20/01/17, Silence
Having decided not to watch Split due to its depiction of a cross-dressing male psychopath, and the resulting feelings of discomfort this would give me in a cinema, I went instead for Martin Scorsese's Silence. This had the kind of existential quest narrative in a far-away land that I could watch in detachment. Not being religious, I also wondered how it would deal with an issue that fascinates me, the 'communication' that religious people have with God – what do they get in return for their prayers? Do they hear a voice? Or a set of thoughts? Or does it come down to symbols and signs (a Bible falling open to a certain page)?
The film shows a Christian missionary (played by Andrew Garfield) and his defiant faith; as the title suggests, he gets little in return for his prayers. He anguishes over the torture and executions of Japanese Christians, and in the end, PLOT SPOILER, they break him. Or do they? The final scene leaves this open, and with it the question, what is it to be broken anyway?

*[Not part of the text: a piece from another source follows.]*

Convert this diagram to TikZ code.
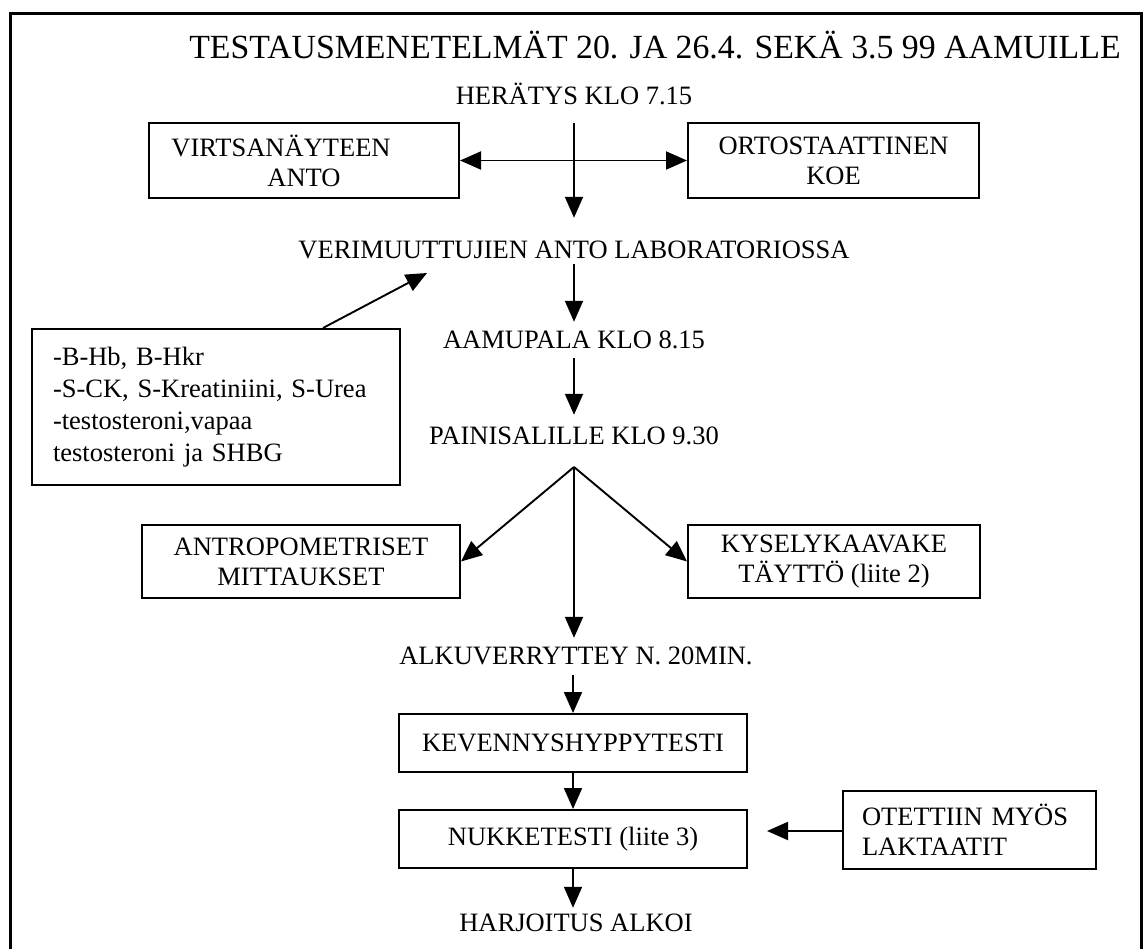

This is a film to provoke questions. What is it that would feel like selling out, to me? The Welsh language? Wales itself? Trans rights? I read about the Cultural Revolution in China, and how young activists broke a passionate Marxist – insufficiently loyal to Mao – by making him burn his own beloved collection of books. He never recovered. I guess selling out is a personal thing; in Orwell's 1984, the sell-out involves two lovers, the one denouncing the other. The most savage sell-out is of the ones you love, perhaps, and because of this, I think 1984 has the more harrowing depiction.
Silence is also a film that relies on its awesome cinematography; you don't get much background, the director wanting you to fill in the gaps. The film doesn't explain why Japan so ruthlessly persecuted Christians, but I can understand why they did (if not the horrific techniques); the colonialization of a people's loyalties, the authority of the Emperor Under Heaven challenged by the Pope. Spirituality may be beautiful, but religion is political; see how Saudi Arabia attacks any minor neighbour with pretensions towards establishing a Shia state. See what the Spanish Inquisition did to non-Christians. The film doesn't explore the double-sided complexity of missionaries trying to convert a foreign people to the might of Rome; in the end this is a film about faith and being confronted by its painful logic: for it to be faith, you're relying on trust, not on evidence.

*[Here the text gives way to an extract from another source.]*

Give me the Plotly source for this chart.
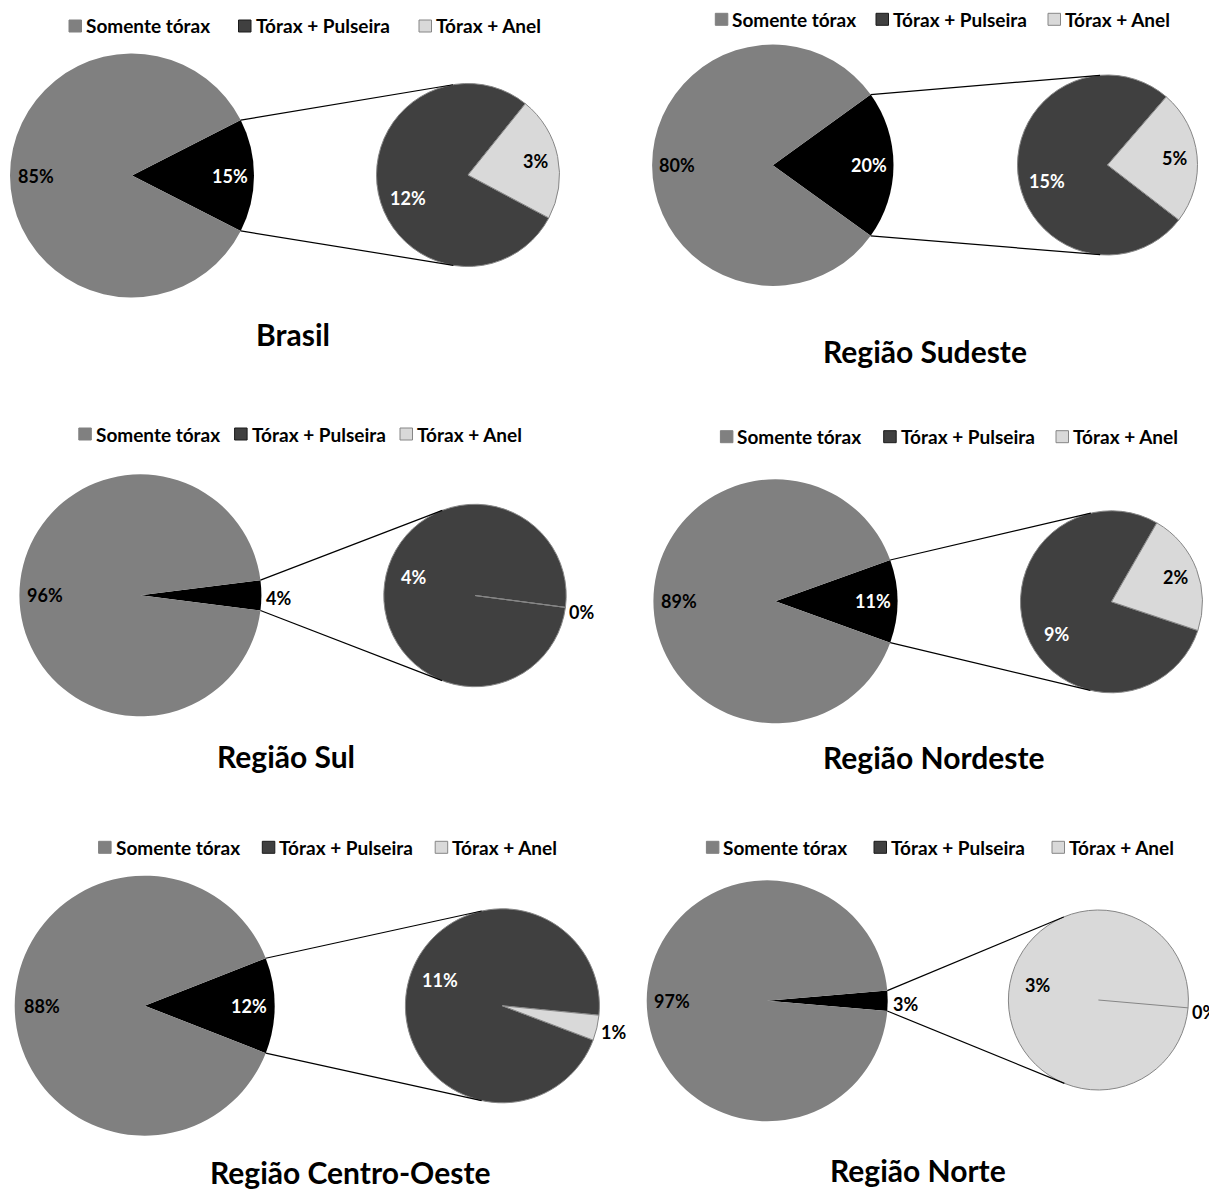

First conclusion on the film: we don't really get whether God answers the missionary's prayers. We get a voice, calm and mature, but is it God or the missionary's imagining of what God would sound like? Is the voice of God a subjective affair? Based on all the different interpretations of God, all the terrible things done in His name, it might have been intriguing to explore this idea of the voice of God further.
And one more conclusion for myself, perhaps: if the sight of Japanese Christians being tortured, being crucified, is so harrowing for Garfield's missionary, why then is he inspired by the crucifix of Christ? It's strange to be so appalled by the sight of one, and so infatuated by the other, when it's effectively the same. Is there the suggestion that Christ's suffering is – when you're really faced with the reality – less inspiring than simply horrific? Is the crucifix really a symbol worth worshipping? Having grown up with it in a Christian country, it suddenly strikes me as a strange thing to have as the ultimate symbol of our civilization.